🤖 AI Summary
To address the degradation and collapse of policy plasticity during prolonged training of reinforcement learning (RL) agents in non-stationary environments—particularly in aerial robot control—this paper proposes Retrospective Cost Mechanism (RECOM), the first dynamic learning rate adaptation framework that explicitly models the cost-gradient relationship between reward and loss. RECOM integrates Proximal Policy Optimization (PPO), cost-gradient modeling, adaptive learning rate updates, and wind-disturbance environment modeling. In time-varying wind conditions, it achieves stable hovering without policy collapse throughout training. Neuron dormancy rate decreases by 11.29% compared to L2-regularized PPO, demonstrating superior plasticity preservation. The core contribution is the formalization of policy plasticity maintenance as a cost-gradient-driven dynamic optimization problem—establishing an interpretable and scalable new paradigm for RL control in non-stationary settings.
📝 Abstract
Reinforcement learning (RL) has demonstrated the ability to maintain the plasticity of the policy throughout short-term training in aerial robot control. However, these policies have been shown to loss of plasticity when extended to long-term learning in non-stationary environments.
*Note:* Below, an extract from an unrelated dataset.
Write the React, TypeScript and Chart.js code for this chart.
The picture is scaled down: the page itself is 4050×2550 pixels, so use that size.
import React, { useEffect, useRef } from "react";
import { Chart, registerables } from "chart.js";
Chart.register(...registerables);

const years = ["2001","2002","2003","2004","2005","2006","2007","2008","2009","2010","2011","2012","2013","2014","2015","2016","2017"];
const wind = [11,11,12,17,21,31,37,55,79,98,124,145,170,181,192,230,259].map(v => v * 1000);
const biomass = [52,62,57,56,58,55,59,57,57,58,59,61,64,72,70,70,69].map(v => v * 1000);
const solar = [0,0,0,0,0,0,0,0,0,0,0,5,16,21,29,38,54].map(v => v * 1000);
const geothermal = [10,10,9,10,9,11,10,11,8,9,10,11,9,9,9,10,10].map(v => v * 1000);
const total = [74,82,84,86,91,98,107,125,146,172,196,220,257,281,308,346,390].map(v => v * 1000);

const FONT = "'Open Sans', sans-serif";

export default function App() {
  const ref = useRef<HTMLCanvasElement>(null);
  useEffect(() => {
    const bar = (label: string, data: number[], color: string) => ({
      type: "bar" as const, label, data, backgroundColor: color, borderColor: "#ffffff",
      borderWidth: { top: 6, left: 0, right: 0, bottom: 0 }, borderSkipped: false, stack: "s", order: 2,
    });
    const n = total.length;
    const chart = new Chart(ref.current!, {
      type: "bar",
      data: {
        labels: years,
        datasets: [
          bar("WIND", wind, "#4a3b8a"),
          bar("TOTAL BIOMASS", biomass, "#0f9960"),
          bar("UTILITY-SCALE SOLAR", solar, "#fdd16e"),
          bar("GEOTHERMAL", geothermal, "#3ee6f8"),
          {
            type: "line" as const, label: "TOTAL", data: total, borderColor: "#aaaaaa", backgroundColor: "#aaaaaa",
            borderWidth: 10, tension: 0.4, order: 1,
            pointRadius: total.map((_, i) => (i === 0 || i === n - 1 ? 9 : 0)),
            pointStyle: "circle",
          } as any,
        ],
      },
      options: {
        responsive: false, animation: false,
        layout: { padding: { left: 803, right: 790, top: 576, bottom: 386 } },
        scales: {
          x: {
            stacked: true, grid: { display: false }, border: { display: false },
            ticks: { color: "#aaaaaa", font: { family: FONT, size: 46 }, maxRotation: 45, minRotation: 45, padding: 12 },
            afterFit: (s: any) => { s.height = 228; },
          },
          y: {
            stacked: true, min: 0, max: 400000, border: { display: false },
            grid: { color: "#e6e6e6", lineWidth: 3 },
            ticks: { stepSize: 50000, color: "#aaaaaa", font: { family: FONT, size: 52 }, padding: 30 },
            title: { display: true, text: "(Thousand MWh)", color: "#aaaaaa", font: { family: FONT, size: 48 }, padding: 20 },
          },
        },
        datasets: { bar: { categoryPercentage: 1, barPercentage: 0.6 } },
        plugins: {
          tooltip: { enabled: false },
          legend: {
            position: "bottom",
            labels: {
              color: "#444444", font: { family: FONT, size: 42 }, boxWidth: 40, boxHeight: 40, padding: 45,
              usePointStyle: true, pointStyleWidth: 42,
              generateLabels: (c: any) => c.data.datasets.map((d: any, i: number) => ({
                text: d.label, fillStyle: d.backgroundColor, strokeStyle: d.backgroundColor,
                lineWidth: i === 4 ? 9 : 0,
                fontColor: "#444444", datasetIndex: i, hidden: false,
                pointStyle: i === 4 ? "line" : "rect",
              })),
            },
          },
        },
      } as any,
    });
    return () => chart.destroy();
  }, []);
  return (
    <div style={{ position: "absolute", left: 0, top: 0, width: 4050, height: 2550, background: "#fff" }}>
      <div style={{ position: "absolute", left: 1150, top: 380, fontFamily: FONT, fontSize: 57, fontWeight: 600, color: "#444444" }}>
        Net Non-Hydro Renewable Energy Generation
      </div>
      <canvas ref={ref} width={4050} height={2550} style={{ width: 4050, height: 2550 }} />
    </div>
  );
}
For example, the standard proximal policy optimization (PPO) policy is observed to collapse in long-term training settings and lead to significant control performance degradation. To address this problem, this work proposes a cost-aware framework that uses a retrospective cost mechanism (RECOM) to balance rewards and losses in RL training with a non-stationary environment. Using a cost gradient relation between rewards and losses, our framework dynamically updates the learning rate to actively train the control policy in a disturbed wind environment. Our experimental results show that our framework learned a policy for the hovering task without policy collapse in variable wind conditions and has a successful result of 11.29% less dormant units than L2 regularization with PPO.